On the surface the two things that would make a potential transition from Daniel to Davis different than the earlier Love to Daniel transition are that Daniel was groomed as an obvious fit at the MIKE position, with his big hulking frame that he worked to slim and speed up and his patented willingness to run through a wall to get to a ball-carrier, but also that Davis played more at linebacker in 2019 than Daniel ever did before becoming a starter.

In other words, Davis might not be the most natural fit at MIKE (which doesn't mean he can't play it well), but he has already proven he can play.

Davis logged 10 tackles as a redshirt freshman, with half coming against non-Power Five competition as he eased his way onto the field.

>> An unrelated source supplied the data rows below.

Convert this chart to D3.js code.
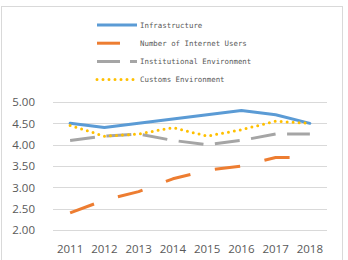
<!DOCTYPE html>
<html><head><meta charset="utf-8">
<script src="https://cdn.jsdelivr.net/npm/d3@7"></script>
<style>body{margin:0;background:#fff}svg{display:block}</style>
</head><body>
<script>
const years = ["2011","2012","2013","2014","2015","2016","2017","2018"];
const infrastructure = [4.5, 4.4, 4.5, 4.6, 4.7, 4.8, 4.7, 4.5];
const internetUsers = [2.4, 2.7, 2.9, 3.2, 3.4, 3.5, 3.7, 3.7];
const institutional = [4.1, 4.2, 4.25, 4.1, 4.0, 4.1, 4.25, 4.25];
const customs = [4.45, 4.2, 4.25, 4.4, 4.2, 4.35, 4.55, 4.5];
const yTicks = [2.0, 2.5, 3.0, 3.5, 4.0, 4.5, 5.0];
const seriesNames = ["Infrastructure","Number of Internet Users","Institutional Environment","Customs Environment"];

const W = 348, H = 260;
const svg = d3.select("body").append("svg").attr("width", W).attr("height", H);
svg.append("rect").attr("x",1.5).attr("y",6.5).attr("width",341).attr("height",262)
  .attr("fill","#fff").attr("stroke","#d9d9d9").attr("stroke-width",1);

const x = d3.scaleBand().domain(years).range([53, 327]);
const y = d3.scaleLinear().domain([2, 5]).range([230, 102]);

// grid
svg.append("g").selectAll("line").data(yTicks).join("line")
  .attr("x1",53).attr("x2",327)
  .attr("y1",d=>Math.round(y(d))+0.5).attr("y2",d=>Math.round(y(d))+0.5)
  .attr("stroke","#d9d9d9").attr("stroke-width",1);

const yAxis = svg.append("g").attr("transform","translate(53,0)")
  .call(d3.axisLeft(y).tickValues(yTicks).tickFormat(d3.format(".2f")).tickSize(0).tickPadding(18));
yAxis.select(".domain").remove();
yAxis.selectAll("text").attr("fill","#595959").style("font-family","'Open Sans', sans-serif").style("font-size","11.5px");

const xAxis = svg.append("g").attr("transform","translate(0,230)")
  .call(d3.axisBottom(x).tickSize(0).tickPadding(15));
xAxis.select(".domain").remove();
xAxis.selectAll("text").attr("fill","#595959").style("font-family","'Open Sans', sans-serif").style("font-size","11.5px");

const cx = d => x(d) + x.bandwidth()/2;
const series = [
  {name: seriesNames[0], values: infrastructure, color:"#5b9bd5", width:3, dash:null, cap:"round"},
  {name: seriesNames[1], values: internetUsers, color:"#ed7d31", width:3, dash:"25.5,25", cap:"butt"},
  {name: seriesNames[2], values: institutional, color:"#a5a5a5", width:3, dash:"25,11.5", cap:"butt"},
  {name: seriesNames[3], values: customs, color:"#ffc000", width:3, dash:"0,6", cap:"round"}
];
const line = d3.line().x((d,i)=>cx(years[i])).y(d=>y(d));
series.forEach(s=>{
  svg.append("path").datum(s.values).attr("d", line)
    .attr("fill","none").attr("stroke", s.color).attr("stroke-width", s.width)
    .attr("stroke-dasharray", s.dash).attr("stroke-linecap", s.cap).attr("stroke-linejoin","round");
});

// legend
const lg = svg.append("g");
const legendDash = [null, "23,100", "23,10", "0,6"];
series.forEach((s,i)=>{
  const ly = 25 + i*18.2;
  lg.append("line").attr("x1",97).attr("x2",137).attr("y1",ly).attr("y2",ly)
    .attr("stroke",s.color).attr("stroke-width",3)
    .attr("stroke-dasharray",legendDash[i]).attr("stroke-linecap", i===3?"round":"butt");
  lg.append("text").attr("x",140).attr("y",ly+2.5).text(s.name)
    .attr("fill","#595959").style("font-family","'DejaVu Sans Mono', monospace").style("font-size","7.4px");
});
</script>
</body></html>
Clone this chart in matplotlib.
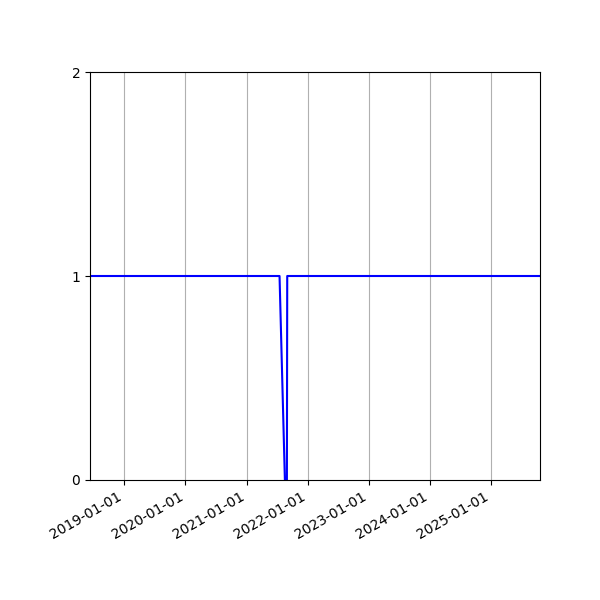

Last year Davis saw his defensive snaps rise from 30 (2018) to more than 200. In the first two months of the season Davis was almost exclusively a special teams contributor. But right around the season's midway point he burst onto the field as a significant backup linebacker who patrolled the box

Note the increase in snaps from Week 7 through the bowl: 2, 15, 13, 5, 32, 50, 27, 13.

The 100-plus snaps in three weeks came against Vanderbilt, UT-Martin, and Louisville -- all blowouts -- but Davis' playing time in the bowl game, a nailbiter, remained up from where it was earlier in the season.

Digging further into the snap counts, Davis was used in ways that were similar to how Kentucky deployed Square and Oats. So there is no obvious difference in how they were used, thus, it remains a big mystery how UK will get two of them on the field at the same time for 90-plus percent of its defensive snaps this year.